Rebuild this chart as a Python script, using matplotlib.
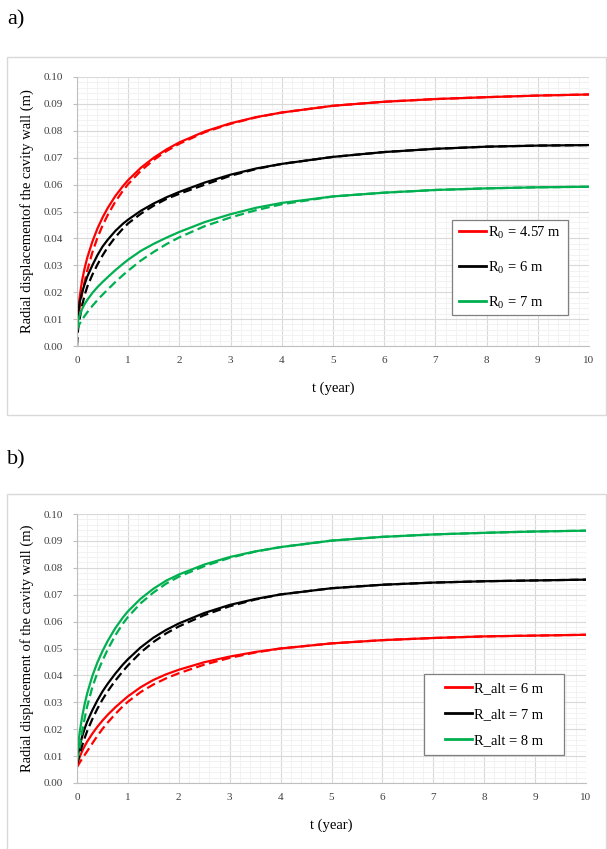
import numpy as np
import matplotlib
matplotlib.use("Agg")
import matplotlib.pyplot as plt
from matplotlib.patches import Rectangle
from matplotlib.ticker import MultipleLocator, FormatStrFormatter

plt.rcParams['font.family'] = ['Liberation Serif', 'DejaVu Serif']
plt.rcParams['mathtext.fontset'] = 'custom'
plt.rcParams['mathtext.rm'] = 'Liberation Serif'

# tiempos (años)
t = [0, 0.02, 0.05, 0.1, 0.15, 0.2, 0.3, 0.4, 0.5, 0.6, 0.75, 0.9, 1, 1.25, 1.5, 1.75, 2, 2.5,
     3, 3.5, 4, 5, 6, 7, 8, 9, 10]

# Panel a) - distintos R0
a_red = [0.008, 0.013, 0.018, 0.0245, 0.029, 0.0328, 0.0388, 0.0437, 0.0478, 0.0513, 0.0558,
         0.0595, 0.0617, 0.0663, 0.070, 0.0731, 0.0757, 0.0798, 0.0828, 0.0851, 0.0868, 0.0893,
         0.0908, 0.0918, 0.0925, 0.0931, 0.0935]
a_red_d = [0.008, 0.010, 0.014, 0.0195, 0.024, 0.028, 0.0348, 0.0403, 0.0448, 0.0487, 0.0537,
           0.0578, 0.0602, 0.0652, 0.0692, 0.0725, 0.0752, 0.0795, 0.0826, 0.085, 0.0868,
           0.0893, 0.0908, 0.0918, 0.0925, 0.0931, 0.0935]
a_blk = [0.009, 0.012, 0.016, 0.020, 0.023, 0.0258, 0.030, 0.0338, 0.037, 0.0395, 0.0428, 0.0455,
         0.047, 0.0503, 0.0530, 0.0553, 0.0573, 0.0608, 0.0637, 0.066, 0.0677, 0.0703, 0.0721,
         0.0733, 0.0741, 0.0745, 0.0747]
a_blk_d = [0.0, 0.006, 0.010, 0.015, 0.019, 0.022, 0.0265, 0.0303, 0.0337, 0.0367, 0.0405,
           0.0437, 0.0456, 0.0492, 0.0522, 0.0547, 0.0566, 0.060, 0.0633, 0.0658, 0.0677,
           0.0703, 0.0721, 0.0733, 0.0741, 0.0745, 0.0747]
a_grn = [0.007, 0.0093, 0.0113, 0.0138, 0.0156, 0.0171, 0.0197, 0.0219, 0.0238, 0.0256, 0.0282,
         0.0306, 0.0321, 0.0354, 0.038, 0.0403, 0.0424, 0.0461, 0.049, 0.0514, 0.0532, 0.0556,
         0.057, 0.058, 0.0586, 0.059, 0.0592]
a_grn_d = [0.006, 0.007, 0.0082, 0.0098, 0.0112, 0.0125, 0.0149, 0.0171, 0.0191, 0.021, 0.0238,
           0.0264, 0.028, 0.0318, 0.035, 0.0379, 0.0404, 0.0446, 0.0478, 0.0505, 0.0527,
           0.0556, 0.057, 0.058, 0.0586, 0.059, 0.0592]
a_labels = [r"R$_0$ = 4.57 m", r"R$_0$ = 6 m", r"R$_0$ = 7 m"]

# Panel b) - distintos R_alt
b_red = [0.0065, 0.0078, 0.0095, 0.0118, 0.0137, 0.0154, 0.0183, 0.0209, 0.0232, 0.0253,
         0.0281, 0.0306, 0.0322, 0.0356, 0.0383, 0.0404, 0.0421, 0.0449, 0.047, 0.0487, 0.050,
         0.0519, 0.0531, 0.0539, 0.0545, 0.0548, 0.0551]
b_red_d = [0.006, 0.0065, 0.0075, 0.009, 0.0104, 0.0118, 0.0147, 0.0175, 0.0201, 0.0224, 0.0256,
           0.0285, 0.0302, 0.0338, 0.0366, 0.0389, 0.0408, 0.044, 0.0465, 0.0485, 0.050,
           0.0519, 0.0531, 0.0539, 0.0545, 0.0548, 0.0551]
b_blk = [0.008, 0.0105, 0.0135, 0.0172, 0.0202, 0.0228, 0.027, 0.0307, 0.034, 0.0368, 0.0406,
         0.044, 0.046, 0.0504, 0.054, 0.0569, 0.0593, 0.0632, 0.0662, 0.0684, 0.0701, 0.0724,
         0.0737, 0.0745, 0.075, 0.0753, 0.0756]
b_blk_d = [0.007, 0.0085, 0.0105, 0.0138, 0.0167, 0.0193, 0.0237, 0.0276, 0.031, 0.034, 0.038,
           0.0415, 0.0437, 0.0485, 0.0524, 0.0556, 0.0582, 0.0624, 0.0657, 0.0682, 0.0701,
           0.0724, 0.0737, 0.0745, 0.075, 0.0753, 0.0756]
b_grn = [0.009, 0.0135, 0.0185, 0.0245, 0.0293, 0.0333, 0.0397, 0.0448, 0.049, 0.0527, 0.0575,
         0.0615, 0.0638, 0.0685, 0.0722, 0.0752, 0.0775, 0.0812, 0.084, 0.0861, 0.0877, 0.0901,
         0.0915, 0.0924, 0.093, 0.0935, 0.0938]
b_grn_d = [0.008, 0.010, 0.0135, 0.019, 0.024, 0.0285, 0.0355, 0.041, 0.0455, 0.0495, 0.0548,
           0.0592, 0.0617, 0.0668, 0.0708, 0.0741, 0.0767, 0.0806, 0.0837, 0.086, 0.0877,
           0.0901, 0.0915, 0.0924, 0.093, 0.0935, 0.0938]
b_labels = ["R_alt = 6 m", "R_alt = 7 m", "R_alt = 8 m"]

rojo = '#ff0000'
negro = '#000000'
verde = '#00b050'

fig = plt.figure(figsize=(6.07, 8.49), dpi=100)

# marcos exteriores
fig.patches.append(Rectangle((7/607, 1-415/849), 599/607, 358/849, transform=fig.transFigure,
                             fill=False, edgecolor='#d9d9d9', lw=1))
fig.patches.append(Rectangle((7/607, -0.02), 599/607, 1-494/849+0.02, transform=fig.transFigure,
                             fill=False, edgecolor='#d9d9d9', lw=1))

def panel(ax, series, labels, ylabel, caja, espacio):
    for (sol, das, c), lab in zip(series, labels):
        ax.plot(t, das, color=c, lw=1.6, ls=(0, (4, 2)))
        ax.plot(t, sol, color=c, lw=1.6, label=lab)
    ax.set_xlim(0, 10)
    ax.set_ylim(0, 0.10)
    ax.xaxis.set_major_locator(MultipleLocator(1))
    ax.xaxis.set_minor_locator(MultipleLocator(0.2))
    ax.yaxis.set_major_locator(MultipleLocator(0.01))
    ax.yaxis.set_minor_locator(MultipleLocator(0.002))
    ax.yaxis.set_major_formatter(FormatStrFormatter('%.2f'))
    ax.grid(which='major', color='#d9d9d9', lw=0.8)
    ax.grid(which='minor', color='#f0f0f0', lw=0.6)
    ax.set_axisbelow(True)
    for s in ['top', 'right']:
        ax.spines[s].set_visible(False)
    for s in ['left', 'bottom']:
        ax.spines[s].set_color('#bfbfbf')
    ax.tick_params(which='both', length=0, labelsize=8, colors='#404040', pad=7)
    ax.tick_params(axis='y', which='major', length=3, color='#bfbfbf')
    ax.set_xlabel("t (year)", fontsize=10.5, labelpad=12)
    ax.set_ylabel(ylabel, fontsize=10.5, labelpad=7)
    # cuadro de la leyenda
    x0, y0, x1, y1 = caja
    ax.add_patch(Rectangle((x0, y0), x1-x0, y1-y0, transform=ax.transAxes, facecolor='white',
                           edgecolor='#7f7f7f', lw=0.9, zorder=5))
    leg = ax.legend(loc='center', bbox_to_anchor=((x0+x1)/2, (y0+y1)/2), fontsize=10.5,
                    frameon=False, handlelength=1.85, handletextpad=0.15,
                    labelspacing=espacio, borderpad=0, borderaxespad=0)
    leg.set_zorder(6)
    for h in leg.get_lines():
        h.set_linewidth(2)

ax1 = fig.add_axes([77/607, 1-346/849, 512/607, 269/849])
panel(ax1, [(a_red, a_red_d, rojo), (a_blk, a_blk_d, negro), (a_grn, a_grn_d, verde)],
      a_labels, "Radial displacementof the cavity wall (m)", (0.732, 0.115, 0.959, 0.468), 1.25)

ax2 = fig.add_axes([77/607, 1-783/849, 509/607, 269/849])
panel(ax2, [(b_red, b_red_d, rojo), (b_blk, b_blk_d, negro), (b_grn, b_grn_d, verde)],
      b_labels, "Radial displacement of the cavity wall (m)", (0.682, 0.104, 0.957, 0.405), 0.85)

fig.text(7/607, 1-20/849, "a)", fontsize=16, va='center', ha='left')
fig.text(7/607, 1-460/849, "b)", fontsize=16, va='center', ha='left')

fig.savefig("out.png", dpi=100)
▬▬▬▬▬▬
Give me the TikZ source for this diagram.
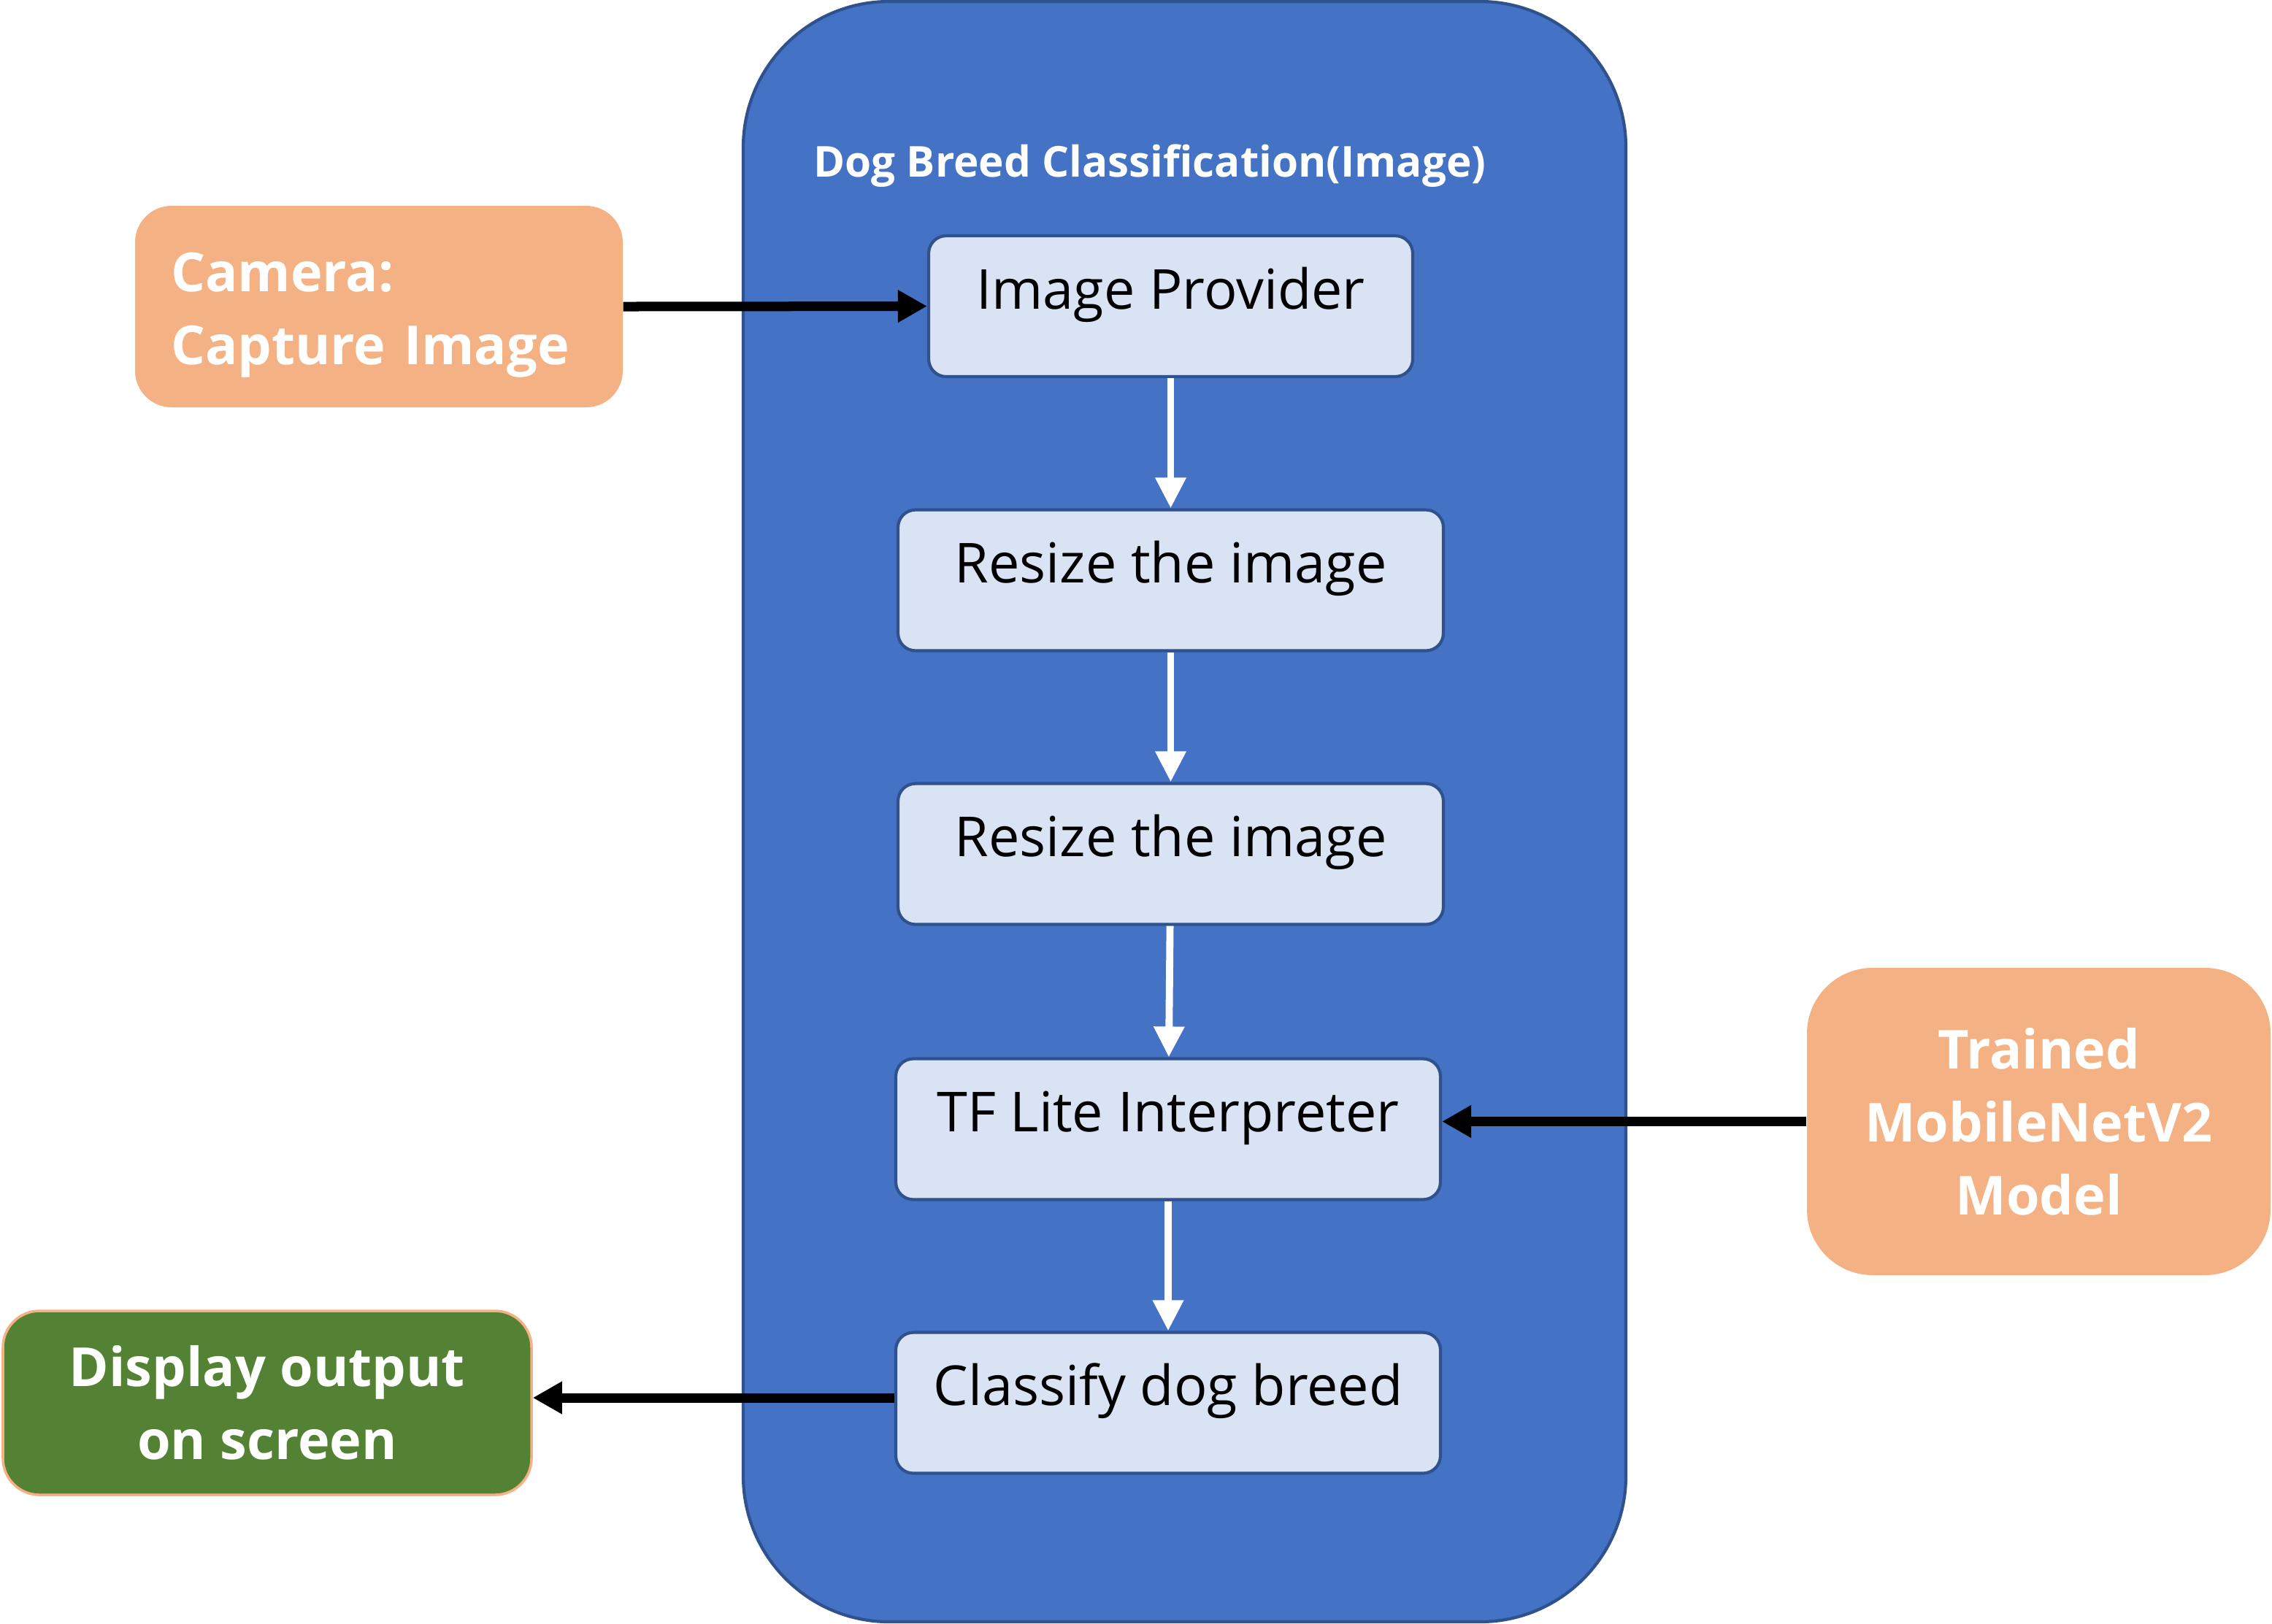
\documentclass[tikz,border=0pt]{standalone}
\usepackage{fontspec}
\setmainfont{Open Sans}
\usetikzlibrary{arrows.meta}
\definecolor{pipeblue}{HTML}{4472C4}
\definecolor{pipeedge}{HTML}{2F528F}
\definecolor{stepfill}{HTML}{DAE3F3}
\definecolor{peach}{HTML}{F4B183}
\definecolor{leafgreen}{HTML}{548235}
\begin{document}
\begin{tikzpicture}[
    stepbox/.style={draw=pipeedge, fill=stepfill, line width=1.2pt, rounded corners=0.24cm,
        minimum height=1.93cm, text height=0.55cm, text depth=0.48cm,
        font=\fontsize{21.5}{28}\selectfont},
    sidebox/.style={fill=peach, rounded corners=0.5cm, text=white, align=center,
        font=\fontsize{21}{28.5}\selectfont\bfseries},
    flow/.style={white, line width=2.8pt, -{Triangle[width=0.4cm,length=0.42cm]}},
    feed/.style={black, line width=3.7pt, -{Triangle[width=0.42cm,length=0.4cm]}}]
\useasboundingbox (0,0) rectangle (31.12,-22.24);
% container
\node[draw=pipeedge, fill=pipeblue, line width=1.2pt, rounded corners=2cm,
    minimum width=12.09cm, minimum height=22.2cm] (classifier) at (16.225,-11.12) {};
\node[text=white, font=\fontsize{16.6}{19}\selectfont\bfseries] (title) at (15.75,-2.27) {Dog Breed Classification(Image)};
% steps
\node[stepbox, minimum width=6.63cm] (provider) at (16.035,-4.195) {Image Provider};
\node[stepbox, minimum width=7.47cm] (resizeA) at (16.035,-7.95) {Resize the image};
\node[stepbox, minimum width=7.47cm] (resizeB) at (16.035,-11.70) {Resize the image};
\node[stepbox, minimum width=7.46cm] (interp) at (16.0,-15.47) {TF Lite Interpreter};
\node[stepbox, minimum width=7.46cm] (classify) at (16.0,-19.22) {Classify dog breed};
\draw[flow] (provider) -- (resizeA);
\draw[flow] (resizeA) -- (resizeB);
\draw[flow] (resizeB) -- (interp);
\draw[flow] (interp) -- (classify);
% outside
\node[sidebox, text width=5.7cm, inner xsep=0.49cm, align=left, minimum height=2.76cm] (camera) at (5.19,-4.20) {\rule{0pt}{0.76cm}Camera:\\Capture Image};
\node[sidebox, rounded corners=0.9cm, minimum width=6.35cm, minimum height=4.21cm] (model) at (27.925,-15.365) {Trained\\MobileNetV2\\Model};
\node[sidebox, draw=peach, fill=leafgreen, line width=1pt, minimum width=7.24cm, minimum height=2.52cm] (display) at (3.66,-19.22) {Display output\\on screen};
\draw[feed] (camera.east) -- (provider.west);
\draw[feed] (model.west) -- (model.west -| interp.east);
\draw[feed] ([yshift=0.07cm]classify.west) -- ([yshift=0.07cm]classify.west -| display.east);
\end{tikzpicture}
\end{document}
▬▬▬▬▬▬
> _TASK REQUIREMENTS_
Copy out each line in the preceding records that contains "this".

> _TASK SOLUTION_
Rebuild this chart as a Python script, using matplotlib.
Give me the TikZ source for this diagram.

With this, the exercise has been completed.